## START

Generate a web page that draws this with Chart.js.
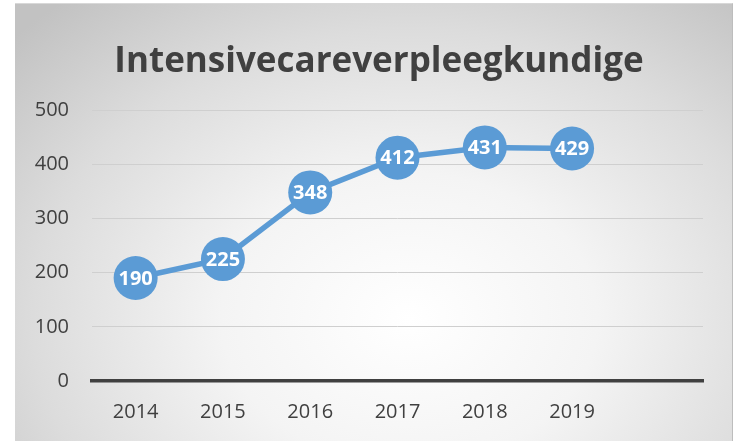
<!DOCTYPE html>
<html>
<head>
<meta charset="utf-8">
<script src="https://cdn.jsdelivr.net/npm/chart.js@4/dist/chart.umd.min.js"></script>
<style>
  html, body { margin: 0; padding: 0; background: #ffffff; }
  #wrap { position: relative; width: 737px; height: 441px; }
  #bg { position: absolute; left: 15px; top: 3px; width: 718px; height: 438px;
        background: radial-gradient(ellipse 75% 95% at 55% 72%, #ffffff 0%, #f4f4f4 35%, #dcdcdc 70%, #c2c2c2 100%);
        border-top: 1px solid #d8d8d8; border-right: 1px solid #bdbdbd; box-sizing: border-box; }
  canvas { position: absolute; left: 0; top: 0; }
</style>
</head>
<body>
<div id="wrap">
  <div id="bg"></div>
  <canvas id="c" width="737" height="441"></canvas>
</div>
<script>
const categories = ['2014', '2015', '2016', '2017', '2018', '2019', ''];
const values = [190, 225, 348, 412, 431, 429, null];
const titleText = 'Intensivecareverpleegkundige';

const FONT = "'Open Sans', 'Noto Sans', sans-serif";
const BLUE = '#5B9BD5';
const TEXT = '#404040';

const labelPlugin = {
  id: 'pointLabels',
  afterLayout(chart) {
    // shift the title block so it is centred like the reference
    if (chart.titleBlock) {
      chart.titleBlock.left = 55;
      chart.titleBlock.right = 703;
    }
  },
  afterDatasetsDraw(chart) {
    const ctx = chart.ctx;
    const meta = chart.getDatasetMeta(0);
    ctx.save();
    ctx.fillStyle = '#ffffff';
    ctx.font = "bold 20px " + FONT;
    ctx.textAlign = 'center';
    ctx.textBaseline = 'middle';
    meta.data.forEach((pt, i) => {
      const v = values[i];
      if (v == null) return;
      ctx.fillText(String(v), pt.x, pt.y + 1);
    });
    ctx.restore();
  }
};

new Chart(document.getElementById('c'), {
  type: 'line',
  data: {
    labels: categories,
    datasets: [{
      data: values,
      borderColor: BLUE,
      backgroundColor: BLUE,
      borderWidth: 5.5,
      pointRadius: 22,
      pointHoverRadius: 22,
      pointBackgroundColor: BLUE,
      pointBorderColor: BLUE,
      pointBorderWidth: 0,
      tension: 0,
      fill: false
    }]
  },
  options: {
    responsive: false,
    animation: false,
    devicePixelRatio: 1,
    layout: { padding: { left: 15, right: 34, top: 0, bottom: 0 } },
    plugins: {
      legend: { display: false },
      tooltip: { enabled: false },
      title: {
        display: true,
        text: titleText,
        color: TEXT,
        font: { family: FONT, size: 35, weight: 'bold', lineHeight: 1.2 },
        padding: { top: 41, bottom: 27 }
      }
    },
    scales: {
      x: {
        offset: true,
        grid: { display: false, drawTicks: false },
        border: { display: true, color: TEXT, width: 3.5 },
        ticks: { color: TEXT, font: { family: FONT, size: 20 }, padding: 19, maxRotation: 0 },
        afterFit(s) { s.height = 60; }
      },
      y: {
        min: 0, max: 500,
        grid: { color: '#cfcfcf', lineWidth: 1, drawTicks: false },
        border: { display: false },
        ticks: { stepSize: 100, color: TEXT, font: { family: FONT, size: 20 }, padding: 23 },
        afterFit(s) { s.width = 77; }
      }
    }
  },
  plugins: [labelPlugin]
});
</script>
</body>
</html>
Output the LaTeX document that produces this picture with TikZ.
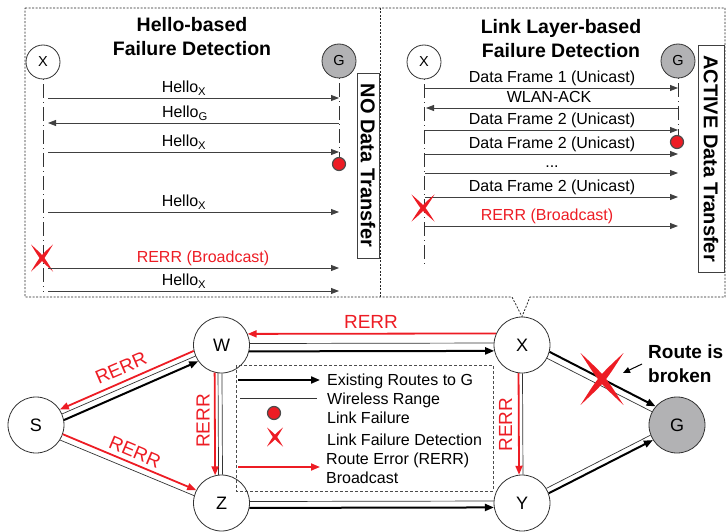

## END

● **What the task asks**: Quote only what lies between the first line of the records and the line containing "const TEXT = '#404040';", please, including both lines and excluding images.

● **Solution**:
Generate a web page that draws this with Chart.js.
<!DOCTYPE html>
<html>
<head>
<meta charset="utf-8">
<script src="https://cdn.jsdelivr.net/npm/chart.js@4/dist/chart.umd.min.js"></script>
<style>
  html, body { margin: 0; padding: 0; background: #ffffff; }
  #wrap { position: relative; width: 737px; height: 441px; }
  #bg { position: absolute; left: 15px; top: 3px; width: 718px; height: 438px;
        background: radial-gradient(ellipse 75% 95% at 55% 72%, #ffffff 0%, #f4f4f4 35%, #dcdcdc 70%, #c2c2c2 100%);
        border-top: 1px solid #d8d8d8; border-right: 1px solid #bdbdbd; box-sizing: border-box; }
  canvas { position: absolute; left: 0; top: 0; }
</style>
</head>
<body>
<div id="wrap">
  <div id="bg"></div>
  <canvas id="c" width="737" height="441"></canvas>
</div>
<script>
const categories = ['2014', '2015', '2016', '2017', '2018', '2019', ''];
const values = [190, 225, 348, 412, 431, 429, null];
const titleText = 'Intensivecareverpleegkundige';

const FONT = "'Open Sans', 'Noto Sans', sans-serif";
const BLUE = '#5B9BD5';
const TEXT = '#404040';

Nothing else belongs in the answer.